Many founders ‘deplored’ how enslaving people would affect their future nation, sure. But Thomas Jefferson had no qualms about enslaving his own children— with the teenage half-sister of his dead wife— because those offspring were 1/8th black. He had no problem pushing a measure in the Virginia assembly to make it so that formerly enslaved persons had to leave the state within a year or be robbed of their liberty once again. It’s equivalent of a constant, simmering pogrom but enshrined into law. This is how slavers treated their own children.
It was not a society where someone lost their rights for a period of seven years before manumission or were abducted and forced to integrate into a different tribe; it was one that allowed slavers to multiply their wealth in human chattel by rape so long as the victim had some ancestor previously identified as intrinsically subhuman.

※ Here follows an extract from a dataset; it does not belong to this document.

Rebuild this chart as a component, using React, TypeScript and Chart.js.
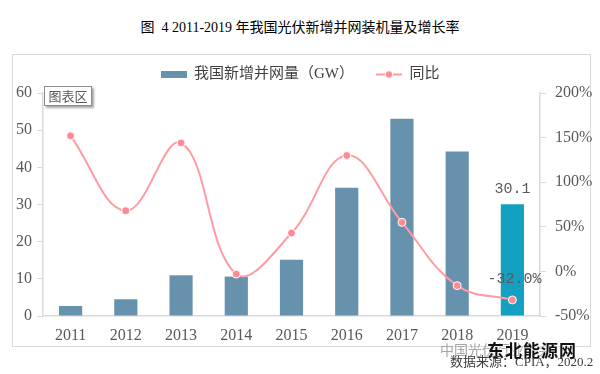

Brazilian sugar plantations were also brutal, King Leopold’s Congo was hell on earth, but Southern society was entirely organized around the idea that some people were better than others, and no matter how poor or stupid or worthless a drunk you might be as a white man, you—and your children—would always have someone you could point to that you were better than, someone who could never be better than you. And neither could any of their descendants. Ever.
That’s why ‘prudence forbid’ the abolition of slavery. Because if reg’lar folk in the South who weren’t plantation owners had to work shoulder-to-shoulder with people who once were slaves, they might start getting ideas wond’rin ’bout why it was rich fellers had so much and ever’body else so little. There’s a reason Jim Crow got so much worse in the early 20th century after the People’s Party had a close run at taking over the conservative government in the Solid South.
Or as Lyndon Johnson put it: ‘If you can convince the lowest white man he’s better than the best colored man, he won’t notice you’re picking his pocket. Hell, give him somebody to look down on, and he’ll empty his pockets for you.’
But this is all too much time spent considering an idea from a guy who wrote ‘Did blacks benefit from slavery?’